Подбежит матрос и вытащит на палубу серебряную рыбину, тяжелую, как поросенок, и зубастую, как крокодил. Иногда попадается пятнистая морская форель, иногда какая-то красивая, но несъедобная красноватая рыбка. Пассажир, который ничего не поймал, чувствует себя лично оскорбленным и уверяет, будто ему отвели плохое место, где не водится никаких рыб.
Самыми страстными в этой рыбной ловле, как, впрочем, и в иных жизненных обстоятельствах, оказались женщины. Я знаю одну сердобольную даму, которая на "Хоконе" орудовала удочкой с таким усердием, что я сказал ей: "Бедные рыбки!"
Дама на мгновение смутилась, но потом закинула удочку еще дальше.
– Я ловлю только хищных, – сказала она. – Гляди, какую рыбу подцепила шведка Грета!
К вечеру ветер и-волны утихли, зато над Хорнвиком нависли тучи.

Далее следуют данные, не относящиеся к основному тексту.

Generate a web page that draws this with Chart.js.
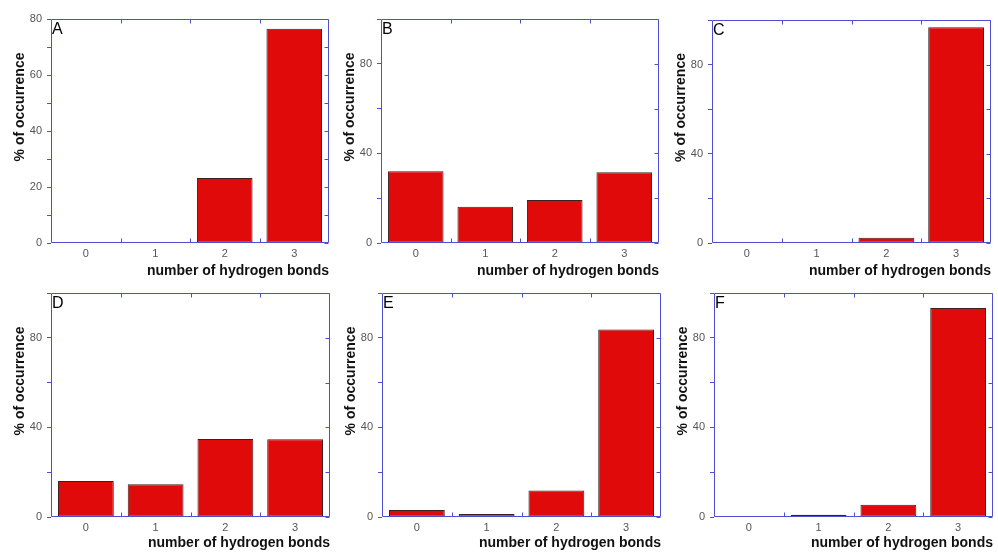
<!DOCTYPE html>
<html>
<head>
<meta charset="utf-8">
<script src="https://cdn.jsdelivr.net/npm/chart.js@4/dist/chart.umd.min.js"></script>
<style>
  html, body { margin:0; padding:0; background:#fff; }
  body { width:998px; height:552px; position:relative; overflow:hidden; }
  canvas { position:absolute; }
</style>
</head>
<body>
<canvas id="cA"></canvas>
<canvas id="cB"></canvas>
<canvas id="cC"></canvas>
<canvas id="cD"></canvas>
<canvas id="cE"></canvas>
<canvas id="cF"></canvas>
<script>
// ---- data ----
const categories = ['0', '1', '2', '3'];
const panelA = [0, 0, 23.2, 76.5];
const panelB = [32.0, 16.2, 19.2, 31.6];
const panelC = [0, 0.4, 2.4, 96.8];
const panelD = [16.1, 14.6, 34.8, 34.7];
const panelE = [3.1, 1.3, 11.8, 83.7];
const panelF = [0, 1.0, 5.5, 93.3];
const panelLetters = ['A', 'B', 'C', 'D', 'E', 'F'];
const yTitle = '% of occurrence';
const xTitle = 'number of hydrogen bonds';

// ---- layout / style ----
const BLUE = '#4e4ecf';
const RED = '#e00a0a';
const FONT = "'Liberation Sans', Arial, sans-serif";

const panels = [
  { id:'cA', letter:panelLetters[0], data:panelA, max:80,  step:10, labelEvery:20, left:0,   top:0,   w:335, h:280, yW:51, padTop:19, padRight:6, xH:37 },
  { id:'cB', letter:panelLetters[1], data:panelB, max:100, step:20, labelEvery:40, left:333, top:0,   w:332, h:280, yW:48, padTop:19, padRight:6, xH:37 },
  { id:'cC', letter:panelLetters[2], data:panelC, max:100, step:20, labelEvery:40, left:663, top:0,   w:335, h:280, yW:49, padTop:20, padRight:7, xH:37 },
  { id:'cD', letter:panelLetters[3], data:panelD, max:100, step:20, labelEvery:40, left:0,   top:276, w:335, h:276, yW:51, padTop:17, padRight:5, xH:35 },
  { id:'cE', letter:panelLetters[4], data:panelE, max:100, step:20, labelEvery:40, left:333, top:276, w:332, h:276, yW:49, padTop:17, padRight:4, xH:35 },
  { id:'cF', letter:panelLetters[5], data:panelF, max:100, step:20, labelEvery:40, left:663, top:276, w:335, h:276, yW:51, padTop:17, padRight:5, xH:35 },
];

const framePlugin = {
  id: 'frame',
  afterDraw(chart, args, opts) {
    const { ctx, chartArea: { left, right, top, bottom }, scales: { x, y } } = chart;
    ctx.save();
    ctx.strokeStyle = BLUE;
    ctx.lineWidth = 1;
    const L = Math.round(left) + 0.5, R = Math.round(right) - 0.5;
    const T = Math.round(top) + 0.5, B = Math.round(bottom) - 0.5;
    ctx.beginPath();
    ctx.rect(L, T, R - L, B - T);
    // right inner ticks
    y.ticks.forEach(t => {
      const py = Math.round(y.getPixelForValue(t.value)) + 0.5;
      ctx.moveTo(R, py); ctx.lineTo(R - 4, py);
    });
    // top/bottom inner ticks at category boundaries
    for (let i = 0; i < categories.length - 1; i++) {
      const px = Math.round((x.getPixelForValue(i) + x.getPixelForValue(i + 1)) / 2) + 0.5;
      ctx.moveTo(px, T); ctx.lineTo(px, T + 4);
      ctx.moveTo(px, B); ctx.lineTo(px, B - 4);
    }
    ctx.stroke();
    // panel letter
    ctx.fillStyle = '#000';
    ctx.font = '16px ' + FONT;
    ctx.textAlign = 'left';
    ctx.textBaseline = 'top';
    ctx.fillText(opts.letter, left + 1, top + 3);
    // y title
    ctx.save();
    ctx.translate(left - 31, (top + bottom) / 2 - 24);
    ctx.rotate(-Math.PI / 2);
    ctx.font = 'bold 14px ' + FONT;
    ctx.textAlign = 'center';
    ctx.textBaseline = 'middle';
    ctx.fillStyle = '#111';
    ctx.fillText(yTitle, 0, 0);
    ctx.restore();
    ctx.restore();
  }
};

panels.forEach(p => {
  const cv = document.getElementById(p.id);
  cv.width = p.w; cv.height = p.h;
  cv.style.left = p.left + 'px'; cv.style.top = p.top + 'px';
  cv.style.width = p.w + 'px'; cv.style.height = p.h + 'px';
  new Chart(cv, {
    type: 'bar',
    data: {
      labels: categories,
      datasets: [{
        data: p.data,
        backgroundColor: RED,
        borderColor: '#3a2222',
        borderWidth: 1,
        borderSkipped: false,
        barPercentage: 0.8,
        categoryPercentage: 1.0
      }]
    },
    options: {
      responsive: false,
      devicePixelRatio: 1,
      animation: false,
      layout: { padding: { top: p.padTop, right: p.padRight, bottom: 0, left: 0 } },
      plugins: { legend: { display: false }, tooltip: { enabled: false }, frame: { letter: p.letter } },
      scales: {
        x: {
          offset: true,
          afterFit(s) { s.height = p.xH; },
          grid: { display: false, drawTicks: false, tickLength: 0 },
          border: { display: false },
          ticks: { color: '#555', font: { family: FONT, size: 11 }, padding: 4 },
          title: { display: true, text: xTitle, align: 'end', color: '#111',
                   font: { family: FONT, size: 14, weight: 'bold' }, padding: { top: 0, bottom: 0 } }
        },
        y: {
          min: 0, max: p.max,
          afterFit(s) { s.width = p.yW; },
          grid: { drawOnChartArea: false, drawTicks: true, tickLength: 4, color: BLUE },
          border: { display: false },
          ticks: { stepSize: p.step, autoSkip: false, color: '#555', padding: 5,
                   font: { family: FONT, size: 11 },
                   callback: v => (v % p.labelEvery === 0 ? String(v) : '') }
        }
      }
    },
    plugins: [framePlugin]
  });
});
</script>
</body>
</html>
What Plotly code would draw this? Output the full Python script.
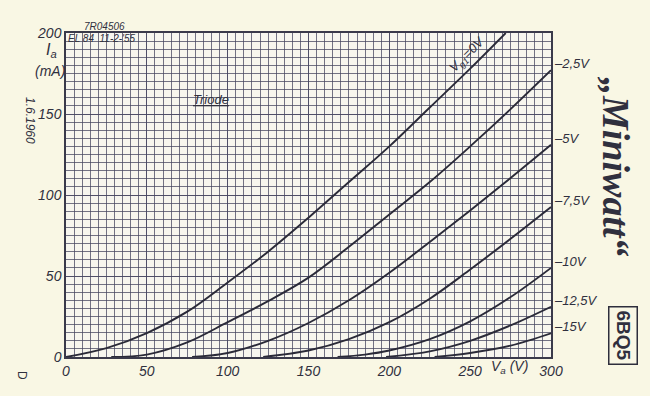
import plotly.graph_objects as go

# ---- data ----
va_g0 = [0, 25, 50, 75, 100, 125, 150, 175, 200, 225, 250, 272]
ia_g0 = [0, 5.5, 14.8, 28, 46, 65, 86, 108, 130, 154, 178, 200]

va_g25 = [28, 50, 75, 100, 125, 150, 175, 200, 225, 250, 275, 300]
ia_g25 = [0, 1.5, 9, 21.5, 34.5, 49, 68, 88, 108, 130, 153, 177]

va_g5 = [78, 100, 125, 150, 175, 200, 225, 250, 275, 300]
ia_g5 = [0, 2.5, 10, 21, 35, 52, 71, 90.5, 110.5, 131]

va_g75 = [122, 150, 175, 200, 225, 250, 275, 300]
ia_g75 = [0, 4, 11, 21.5, 36, 54, 73, 92.6]

va_g10 = [168, 185, 200, 225, 250, 275, 300]
ia_g10 = [0, 1.5, 4, 11, 22, 37, 55]

va_g125 = [198, 225, 250, 275, 300]
ia_g125 = [0, 3.5, 10, 19.5, 31]

va_g15 = [228, 250, 275, 300]
ia_g15 = [0, 2.5, 7, 14.6]

curve_labels = ["–2,5V", "–5V", "–7,5V", "–10V", "–12,5V", "–15V"]
label_ia = [177, 131, 92.6, 55, 31, 14.6]

x_ticks = [0, 50, 100, 150, 200, 250, 300]
y_ticks = [0, 50, 100, 150, 200]

INK = "#2a2a38"
TXT = "#30303e"
PAPER = "#f9f7e4"

fig = go.Figure()
for vx, iy in [(va_g0, ia_g0), (va_g25, ia_g25), (va_g5, ia_g5), (va_g75, ia_g75),
               (va_g10, ia_g10), (va_g125, ia_g125), (va_g15, ia_g15)]:
    fig.add_trace(go.Scatter(x=vx, y=iy, mode="lines",
                             line=dict(color=INK, width=1.9, shape="spline", smoothing=1.0),
                             showlegend=False, hoverinfo="skip"))

# page offset of the figure (browser body margin)
OFF = 8
# plot area in page pixels
X0, X1, Y0, Y1 = 66, 551, 33, 357
W, H = 650 - OFF, 396 - OFF
L, T = X0 - OFF, Y0 - OFF
R, B = 650 - X1, 396 - Y1
PW, PH = X1 - X0, Y1 - Y0


def px(xp):
    return (xp - X0) / PW


def py(yp):
    return (Y1 - yp) / PH


grid = "rgba(70,70,95,0.75)"
fig.update_layout(
    width=W, height=H,
    margin=dict(l=L, r=R, t=T, b=B, pad=0),
    paper_bgcolor=PAPER,
    plot_bgcolor="#f7f6ee",
    showlegend=False,
    font=dict(family="Liberation Sans", color=TXT),
)
fig.update_xaxes(
    range=[0, 300], tickvals=x_ticks, ticktext=[str(v) for v in x_ticks],
    showgrid=True, gridcolor=grid, gridwidth=1,
    minor=dict(dtick=5, showgrid=True, gridcolor=grid, gridwidth=0.8),
    showline=True, linecolor="#3a3a4a", linewidth=1.5, mirror=True,
    ticks="", zeroline=False,
    tickfont=dict(size=14, style="italic", color=TXT, family="Liberation Sans"),
)
fig.update_yaxes(
    range=[0, 200], tickvals=y_ticks, ticktext=[str(v) for v in y_ticks],
    showgrid=True, gridcolor=grid, gridwidth=1,
    minor=dict(dtick=5, showgrid=True, gridcolor=grid, gridwidth=0.8),
    showline=True, linecolor="#3a3a4a", linewidth=1.5, mirror=True,
    ticks="", zeroline=False,
    tickfont=dict(size=14, style="italic", color=TXT, family="Liberation Sans"),
)

ann = []


def txt(text, x, y, size=13, angle=0, xanchor="center", style="italic", weight="normal",
        family="Liberation Sans", **kw):
    ann.append(dict(text=text, x=px(x), y=py(y), xref="paper", yref="paper",
                    showarrow=False, textangle=angle, xanchor=xanchor, yanchor="middle",
                    font=dict(size=size, style=style, weight=weight, family=family, color=TXT),
                    **kw))


txt("I<sub>a</sub>", 51, 50, size=16)
txt("(mA)", 50, 71, size=14)
txt("V<sub>a</sub> (V)", 509, 367, size=14)
txt("7R04506", 104, 27, size=10)
txt("EL 84\u00a0\u00a011-2-'55", 102, 39, size=10)
txt("<u>Triode</u>", 211, 99, size=13)
txt("V<sub>g1</sub>=0V", 468, 55, size=13, angle=-45)
txt("1.6.1960", 30, 120, size=12, angle=90)
txt("D", 22, 375, size=12, angle=90, style="normal")

# curve labels at the right edge
for lab, iv in zip(curve_labels, label_ia):
    ann.append(dict(text=lab, x=300, y=iv + 4, xref="x", yref="y", showarrow=False,
                    xanchor="left", yanchor="middle", xshift=1,
                    font=dict(size=13, style="italic", family="Liberation Sans", color=TXT)))

txt("„Miniwatt“", 616, 167, size=38, angle=90, style="italic", weight="bold",
    family="Liberation Serif")
txt("6BQ5", 623, 335, size=19, angle=90, style="normal", weight="bold",
    bordercolor="#2e2e3c", borderwidth=1.5, borderpad=3)

fig.update_layout(annotations=ann)
fig.write_html("out.html",
               post_script="document.body.style.background='%s';" % PAPER)
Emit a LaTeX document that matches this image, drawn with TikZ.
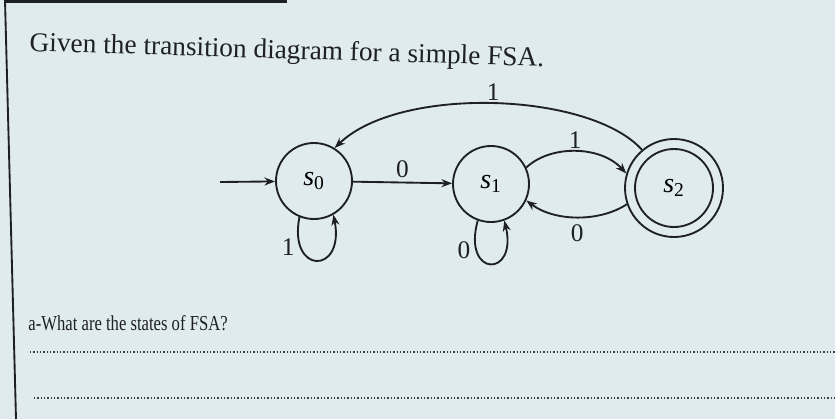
\documentclass[tikz,border=0pt]{standalone}
\usepackage{fontspec}
\setmainfont{Liberation Serif}
\usepackage{graphicx}
\usetikzlibrary{arrows.meta}

\definecolor{paper}{RGB}{224,235,239}
\definecolor{ink}{RGB}{30,32,36}
\definecolor{dots}{RGB}{60,64,70}

\tikzset{every picture/.style={line width=0.75pt}}
\tikzset{
  state/.style={draw=ink, circle, line width=1.4pt, minimum size=57pt, inner sep=0pt, font=\fontsize{21}{24}\selectfont},
  edge/.style={draw=ink, line width=1.4pt, -{Stealth[length=8pt,width=6pt]}},
  lbl/.style={text=ink, inner sep=0.75pt, font=\fontsize{19}{22}\selectfont},
  rule/.style={draw=dots, line width=1.5pt, dash pattern=on 1.1pt off 1.4pt}
}
\newcommand{\stname}[1]{\textit{s}\textsubscript{#1}}

\begin{document}
\begin{tikzpicture}[x=0.75pt,y=0.75pt,yscale=-1,xscale=1]
%Shape: Rectangle [paper]
\fill[paper] (0,0) rectangle (835,419);
\useasboundingbox (0,0) rectangle (835,419);
%Straight Lines [page edge]
\draw[ink, line width=1.4pt] (5,0) -- (16,419);
\draw[ink, line width=2.5pt] (5,1) -- (287,1);

% Text Node
\node[text=ink, anchor=base west, rotate=-1.7, inner sep=0pt, font=\fontsize{20.5}{24}\selectfont] (title) at (29,51) {Given the transition diagram for a simple FSA.};

%Shape: Circle [states]
\node[state] (s0) at (314,181) {\stname{0}};
\node[state] (s1) at (491,184) {\stname{1}};
\node[state, minimum size=73.5pt] (s2) at (674,188) {\stname{2}};
\draw[ink, line width=1.4pt] (s2.center) circle[radius=39];

%Straight Lines [start]
\coordinate (start) at (220,182);
\draw[edge] (start) -- (s0);
\draw[edge] (s0) -- node[lbl, above=2pt] {0} (s1);

%Curve Lines
\draw[edge] (s1.25) .. controls (550,145) and (600,145) .. node[lbl, above=1pt] {1} (s2.163);
\draw[edge] (s2.199) .. controls (600,222) and (555,222) .. node[lbl, below=4pt] {0} (s1.335);
\draw[edge] (s2.130) .. controls (590,92) and (400,85) .. node[lbl, above=1pt] {1} (s0.58);

%Curve Lines [loops]
\draw[edge] (s0.248) .. controls (288,275) and (345,275) .. node[lbl, pos=0.22, left=3pt] {1} (s0.300);
\draw[edge] (s1.250) .. controls (462,278) and (518,278) .. node[lbl, pos=0.22, left=3pt] {0} (s1.290);

% Text Node
\node[text=ink, anchor=base west, inner sep=0pt, font=\fontsize{16}{19}\selectfont] (question) at (28,330) {\scalebox{0.78}[1]{a-What are the states of FSA?}};

%Straight Lines [answer rules]
\draw[rule] (30,352) -- (835,352);
\draw[rule] (34,398) -- (835,398);

\end{tikzpicture}
\end{document}
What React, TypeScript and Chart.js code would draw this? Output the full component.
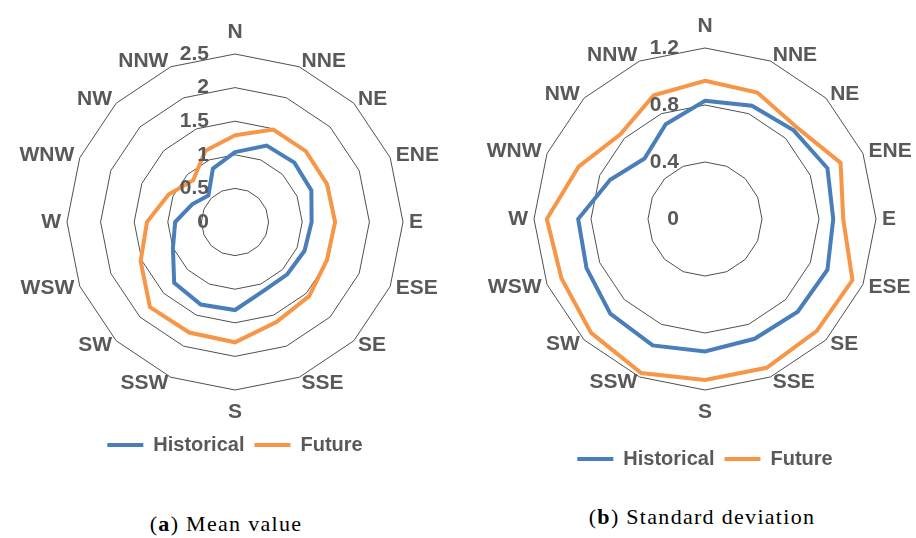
import React, { useEffect, useRef } from 'react';
import { Chart, registerables } from 'chart.js';

Chart.register(...registerables);

const directions = ['N', 'NNE', 'NE', 'ENE', 'E', 'ESE', 'SE', 'SSE', 'S', 'SSW', 'SW', 'WSW', 'W', 'WNW', 'NW', 'NNW'];
const seriesNames = ['Historical', 'Future'];

const meanHistorical = [1.04, 1.23, 1.25, 1.23, 1.14, 1.12, 1.10, 1.11, 1.31, 1.33, 1.28, 1.00, 0.89, 0.69, 0.56, 0.86];
const meanFuture = [1.29, 1.49, 1.49, 1.48, 1.49, 1.48, 1.56, 1.61, 1.79, 1.78, 1.79, 1.52, 1.31, 1.07, 0.88, 1.15];
const meanTicks = [0, 0.5, 1, 1.5, 2, 2.5];

const stdHistorical = [0.83, 0.86, 0.88, 0.93, 0.90, 0.93, 0.92, 0.91, 0.93, 0.96, 0.94, 0.90, 0.89, 0.72, 0.60, 0.72];
const stdFuture = [0.97, 0.96, 0.91, 1.03, 0.97, 1.12, 1.11, 1.13, 1.13, 1.17, 1.13, 1.09, 1.11, 0.96, 0.84, 0.94];
const stdTicks = [0, 0.4, 0.8, 1.2];

const BLUE = '#4a7ebb';
const ORANGE = '#f79646';
const TEXT = '#595959';
const GRID = '#505050';
const FONT_FAMILY = '"Liberation Sans", Arial, sans-serif';

function makeLabelPlugin(labels: string[], ticks: number[]) {
  return {
    id: 'excelLabels',
    afterDraw(chart: any) {
      const scale = chart.scales.r;
      const ctx = chart.ctx;
      ctx.save();
      ctx.font = `bold 21px ${FONT_FAMILY}`;
      ctx.fillStyle = TEXT;
      ctx.textBaseline = 'middle';
      labels.forEach((lab, i) => {
        const angle = scale.getIndexAngle(i);
        const s = Math.sin(angle);
        const vertical = Math.abs(s) < 0.01;
        const p = scale.getPointPosition(i, scale.drawingArea + (vertical ? 22 : 6));
        ctx.textAlign = vertical ? 'center' : s > 0 ? 'left' : 'right';
        ctx.fillText(lab, p.x, p.y);
      });
      ticks.forEach((v) => {
        const d = scale.getDistanceFromCenterForValue(v);
        ctx.textAlign = 'right';
        ctx.fillText(String(v), scale.xCenter - 26, scale.yCenter - d);
      });
      ctx.restore();
    },
  };
}

type PanelProps = {
  hist: number[];
  fut: number[];
  ticks: number[];
  padding: { left: number; right: number; top: number; bottom: number };
  style: React.CSSProperties;
};

function RadarPanel({ hist, fut, ticks, padding, style }: PanelProps) {
  const ref = useRef<HTMLCanvasElement | null>(null);
  useEffect(() => {
    if (!ref.current) return;
    const max = ticks[ticks.length - 1];
    const step = ticks[1] - ticks[0];
    const chart = new Chart(ref.current, {
      type: 'radar',
      data: {
        labels: directions,
        datasets: [
          {
            label: seriesNames[0],
            data: hist,
            borderColor: BLUE,
            backgroundColor: BLUE,
            borderWidth: 4,
            pointRadius: 0,
            pointStyle: 'line',
            fill: false,
          },
          {
            label: seriesNames[1],
            data: fut,
            borderColor: ORANGE,
            backgroundColor: ORANGE,
            borderWidth: 4,
            pointRadius: 0,
            pointStyle: 'line',
            fill: false,
          },
        ],
      },
      options: {
        animation: false,
        responsive: true,
        maintainAspectRatio: false,
        layout: { padding },
        scales: {
          r: {
            min: 0,
            max,
            ticks: { display: false, stepSize: step },
            grid: { color: GRID, lineWidth: 1, circular: false },
            angleLines: { display: false },
            pointLabels: { display: false },
          },
        },
        plugins: {
          tooltip: { enabled: false },
          legend: {
            display: true,
            position: 'bottom',
            labels: {
              usePointStyle: true,
              pointStyleWidth: 36,
              padding: 10,
              color: TEXT,
              font: { family: FONT_FAMILY, size: 20, weight: 'bold' },
            },
          },
        },
      },
      plugins: [makeLabelPlugin(directions, ticks)],
    } as any);
    return () => chart.destroy();
  }, [hist, fut, ticks]);
  return (
    <div style={{ position: 'absolute', ...style }}>
      <canvas ref={ref} />
    </div>
  );
}

const captionStyle: React.CSSProperties = {
  position: 'absolute',
  width: 320,
  textAlign: 'center',
  fontFamily: '"Liberation Serif", "Times New Roman", serif',
  fontSize: 22,
  lineHeight: '24px',
  letterSpacing: '1.3px',
  color: '#000',
  whiteSpace: 'nowrap',
};

export default function App() {
  return (
    <div style={{ position: 'fixed', left: 0, top: 0, width: 916, height: 538, background: '#fff', overflow: 'hidden' }}>
      <RadarPanel
        hist={meanHistorical}
        fut={meanFuture}
        ticks={meanTicks}
        padding={{ left: 67, right: 57, top: 20, bottom: 5 }}
        style={{ left: 0, top: 0, width: 460, height: 470 }}
      />
      <RadarPanel
        hist={stdHistorical}
        fut={stdFuture}
        ticks={stdTicks}
        padding={{ left: 74, right: 40, top: 0, bottom: 11 }}
        style={{ left: 460, top: 0, width: 456, height: 490 }}
      />
      <div style={{ ...captionStyle, left: 226 - 160, top: 512 }}>
        (<b>a</b>) Mean value
      </div>
      <div style={{ ...captionStyle, left: 702 - 160, top: 505 }}>
        (<b>b</b>) Standard deviation
      </div>
    </div>
  );
}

Мы поднимаемся по крутой зигзагообразной дорожке вверх, на Нордкап. На первом же повороте "машинист" садится на камень: выдохся. Он утирает свои блеклые глаза и смущенно улыбается, в то время как даже две ветхие старушки с "Хокона" продолжают взбираться в гору. Вот видишь, старина, двадцать лет ты плавал мимо этих мест, не вылезая из машинного отделения, а сейчас нарочно поехал сюда, чтобы наконец-то как следует рассмотреть что да как; но на Нордкап тебе, видно, не взобраться. Кто бы сказал: всего триста метров высоты, а влезть туда, ох, как трудно! Наверху нас охватывает пронзительный ветер, и мы попадаем в тучу... Нет, это не туча, а снежный град. Изволь-ка пробираться сквозь туман по голой каменистой равнине без конца и края! Зато штурман обещал, что мы увидим полночное солнце!